Material provided
Begin
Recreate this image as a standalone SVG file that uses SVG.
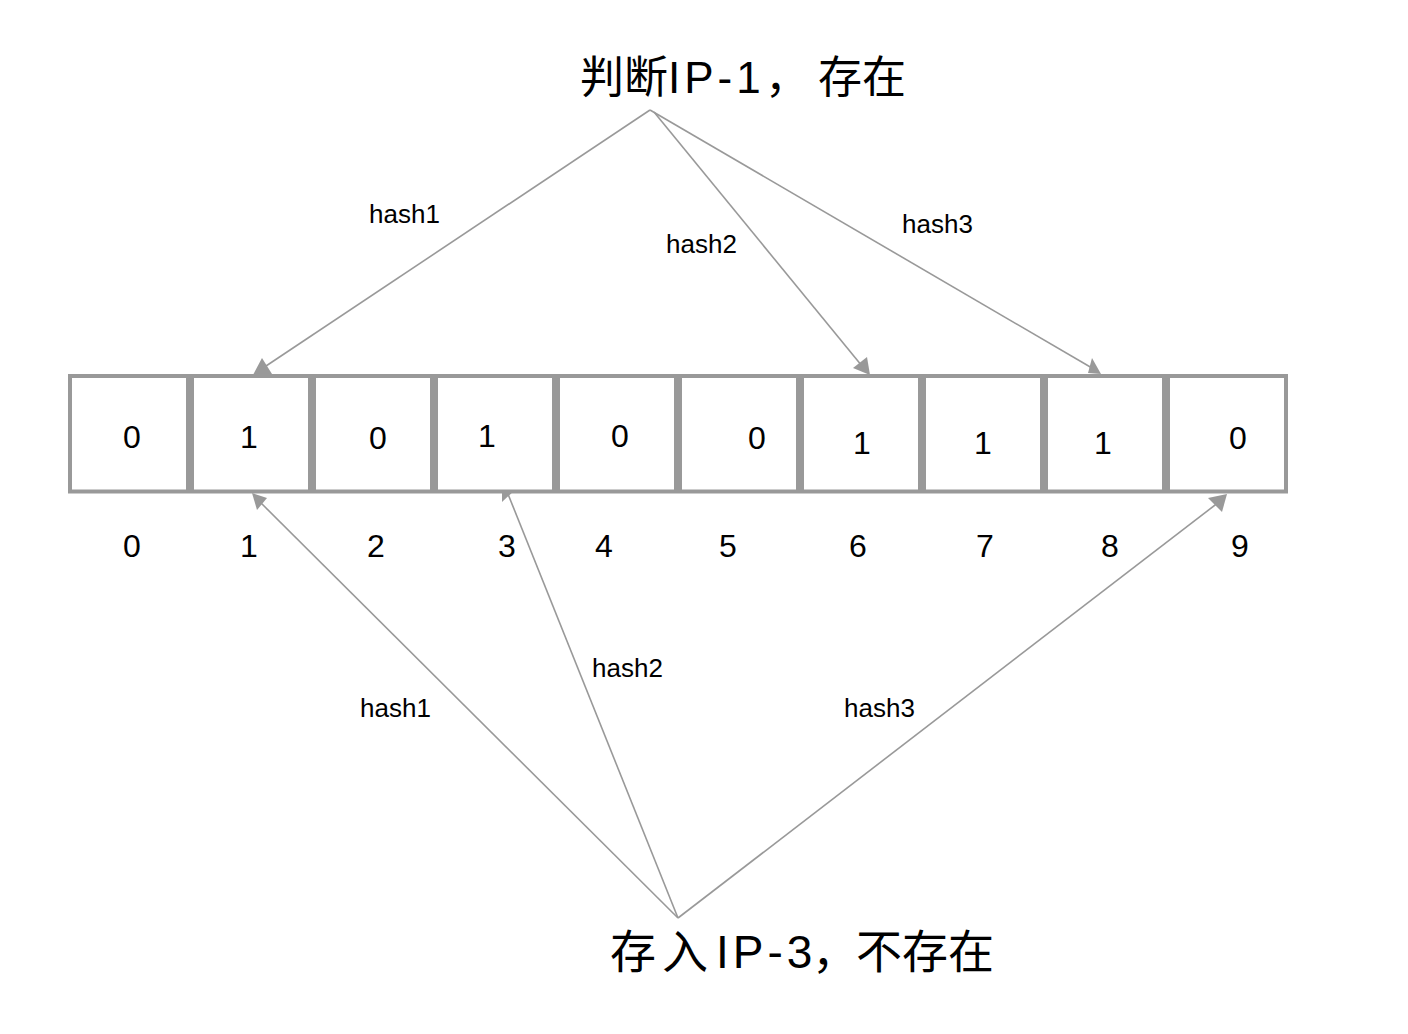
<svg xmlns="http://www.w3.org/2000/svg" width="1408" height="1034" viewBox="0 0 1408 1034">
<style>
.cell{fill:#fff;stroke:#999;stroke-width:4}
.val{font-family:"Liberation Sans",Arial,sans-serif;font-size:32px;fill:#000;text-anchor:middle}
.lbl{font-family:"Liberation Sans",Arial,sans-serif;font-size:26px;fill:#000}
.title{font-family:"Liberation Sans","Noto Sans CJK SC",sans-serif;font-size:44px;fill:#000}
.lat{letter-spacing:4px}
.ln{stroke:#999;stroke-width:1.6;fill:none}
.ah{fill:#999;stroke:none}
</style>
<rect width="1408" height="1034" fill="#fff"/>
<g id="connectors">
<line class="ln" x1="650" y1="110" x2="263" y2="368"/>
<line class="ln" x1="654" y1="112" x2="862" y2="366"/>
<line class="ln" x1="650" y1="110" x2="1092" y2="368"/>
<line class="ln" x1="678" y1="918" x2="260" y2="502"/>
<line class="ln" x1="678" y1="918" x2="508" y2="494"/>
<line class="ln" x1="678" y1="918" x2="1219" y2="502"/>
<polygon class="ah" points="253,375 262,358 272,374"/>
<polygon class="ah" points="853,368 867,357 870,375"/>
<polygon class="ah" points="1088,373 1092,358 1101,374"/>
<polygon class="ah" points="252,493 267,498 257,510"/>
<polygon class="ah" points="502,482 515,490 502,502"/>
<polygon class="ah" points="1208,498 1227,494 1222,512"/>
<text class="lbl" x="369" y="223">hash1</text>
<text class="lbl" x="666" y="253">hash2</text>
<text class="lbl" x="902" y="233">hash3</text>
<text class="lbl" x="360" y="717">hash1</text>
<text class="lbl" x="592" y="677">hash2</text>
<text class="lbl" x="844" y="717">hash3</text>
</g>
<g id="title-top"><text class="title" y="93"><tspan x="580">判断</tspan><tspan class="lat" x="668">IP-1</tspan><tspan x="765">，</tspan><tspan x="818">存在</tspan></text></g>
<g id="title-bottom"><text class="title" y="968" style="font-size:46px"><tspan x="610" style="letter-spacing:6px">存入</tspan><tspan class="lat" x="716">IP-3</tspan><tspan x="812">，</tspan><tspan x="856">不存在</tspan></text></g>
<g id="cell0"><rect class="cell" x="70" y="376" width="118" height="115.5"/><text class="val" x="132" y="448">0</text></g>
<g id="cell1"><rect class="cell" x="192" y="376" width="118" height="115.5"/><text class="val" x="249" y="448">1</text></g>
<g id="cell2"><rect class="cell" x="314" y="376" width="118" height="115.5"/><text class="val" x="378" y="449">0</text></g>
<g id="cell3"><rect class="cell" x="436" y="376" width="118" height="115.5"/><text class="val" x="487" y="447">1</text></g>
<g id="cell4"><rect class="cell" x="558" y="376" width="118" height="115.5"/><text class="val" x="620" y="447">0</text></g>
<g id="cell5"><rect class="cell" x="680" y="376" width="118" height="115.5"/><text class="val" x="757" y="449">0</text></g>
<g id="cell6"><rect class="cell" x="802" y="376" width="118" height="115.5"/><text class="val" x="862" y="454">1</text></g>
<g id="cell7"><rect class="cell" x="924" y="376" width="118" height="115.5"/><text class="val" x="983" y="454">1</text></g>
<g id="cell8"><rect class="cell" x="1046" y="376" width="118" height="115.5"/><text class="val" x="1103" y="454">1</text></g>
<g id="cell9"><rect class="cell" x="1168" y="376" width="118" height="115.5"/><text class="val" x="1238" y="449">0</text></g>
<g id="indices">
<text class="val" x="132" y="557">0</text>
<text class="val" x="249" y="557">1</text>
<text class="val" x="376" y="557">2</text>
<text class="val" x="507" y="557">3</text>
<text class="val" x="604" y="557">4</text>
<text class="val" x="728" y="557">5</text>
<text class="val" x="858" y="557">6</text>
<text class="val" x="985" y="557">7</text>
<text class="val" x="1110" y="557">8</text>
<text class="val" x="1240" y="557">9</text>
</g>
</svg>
End
What this task involves
Output the material word for word, omitting its pictures.

Final answer
Recreate this image as a standalone SVG file that uses SVG.
<svg xmlns="http://www.w3.org/2000/svg" width="1408" height="1034" viewBox="0 0 1408 1034">
<style>
.cell{fill:#fff;stroke:#999;stroke-width:4}
.val{font-family:"Liberation Sans",Arial,sans-serif;font-size:32px;fill:#000;text-anchor:middle}
.lbl{font-family:"Liberation Sans",Arial,sans-serif;font-size:26px;fill:#000}
.title{font-family:"Liberation Sans","Noto Sans CJK SC",sans-serif;font-size:44px;fill:#000}
.lat{letter-spacing:4px}
.ln{stroke:#999;stroke-width:1.6;fill:none}
.ah{fill:#999;stroke:none}
</style>
<rect width="1408" height="1034" fill="#fff"/>
<g id="connectors">
<line class="ln" x1="650" y1="110" x2="263" y2="368"/>
<line class="ln" x1="654" y1="112" x2="862" y2="366"/>
<line class="ln" x1="650" y1="110" x2="1092" y2="368"/>
<line class="ln" x1="678" y1="918" x2="260" y2="502"/>
<line class="ln" x1="678" y1="918" x2="508" y2="494"/>
<line class="ln" x1="678" y1="918" x2="1219" y2="502"/>
<polygon class="ah" points="253,375 262,358 272,374"/>
<polygon class="ah" points="853,368 867,357 870,375"/>
<polygon class="ah" points="1088,373 1092,358 1101,374"/>
<polygon class="ah" points="252,493 267,498 257,510"/>
<polygon class="ah" points="502,482 515,490 502,502"/>
<polygon class="ah" points="1208,498 1227,494 1222,512"/>
<text class="lbl" x="369" y="223">hash1</text>
<text class="lbl" x="666" y="253">hash2</text>
<text class="lbl" x="902" y="233">hash3</text>
<text class="lbl" x="360" y="717">hash1</text>
<text class="lbl" x="592" y="677">hash2</text>
<text class="lbl" x="844" y="717">hash3</text>
</g>
<g id="title-top"><text class="title" y="93"><tspan x="580">判断</tspan><tspan class="lat" x="668">IP-1</tspan><tspan x="765">，</tspan><tspan x="818">存在</tspan></text></g>
<g id="title-bottom"><text class="title" y="968" style="font-size:46px"><tspan x="610" style="letter-spacing:6px">存入</tspan><tspan class="lat" x="716">IP-3</tspan><tspan x="812">，</tspan><tspan x="856">不存在</tspan></text></g>
<g id="cell0"><rect class="cell" x="70" y="376" width="118" height="115.5"/><text class="val" x="132" y="448">0</text></g>
<g id="cell1"><rect class="cell" x="192" y="376" width="118" height="115.5"/><text class="val" x="249" y="448">1</text></g>
<g id="cell2"><rect class="cell" x="314" y="376" width="118" height="115.5"/><text class="val" x="378" y="449">0</text></g>
<g id="cell3"><rect class="cell" x="436" y="376" width="118" height="115.5"/><text class="val" x="487" y="447">1</text></g>
<g id="cell4"><rect class="cell" x="558" y="376" width="118" height="115.5"/><text class="val" x="620" y="447">0</text></g>
<g id="cell5"><rect class="cell" x="680" y="376" width="118" height="115.5"/><text class="val" x="757" y="449">0</text></g>
<g id="cell6"><rect class="cell" x="802" y="376" width="118" height="115.5"/><text class="val" x="862" y="454">1</text></g>
<g id="cell7"><rect class="cell" x="924" y="376" width="118" height="115.5"/><text class="val" x="983" y="454">1</text></g>
<g id="cell8"><rect class="cell" x="1046" y="376" width="118" height="115.5"/><text class="val" x="1103" y="454">1</text></g>
<g id="cell9"><rect class="cell" x="1168" y="376" width="118" height="115.5"/><text class="val" x="1238" y="449">0</text></g>
<g id="indices">
<text class="val" x="132" y="557">0</text>
<text class="val" x="249" y="557">1</text>
<text class="val" x="376" y="557">2</text>
<text class="val" x="507" y="557">3</text>
<text class="val" x="604" y="557">4</text>
<text class="val" x="728" y="557">5</text>
<text class="val" x="858" y="557">6</text>
<text class="val" x="985" y="557">7</text>
<text class="val" x="1110" y="557">8</text>
<text class="val" x="1240" y="557">9</text>
</g>
</svg>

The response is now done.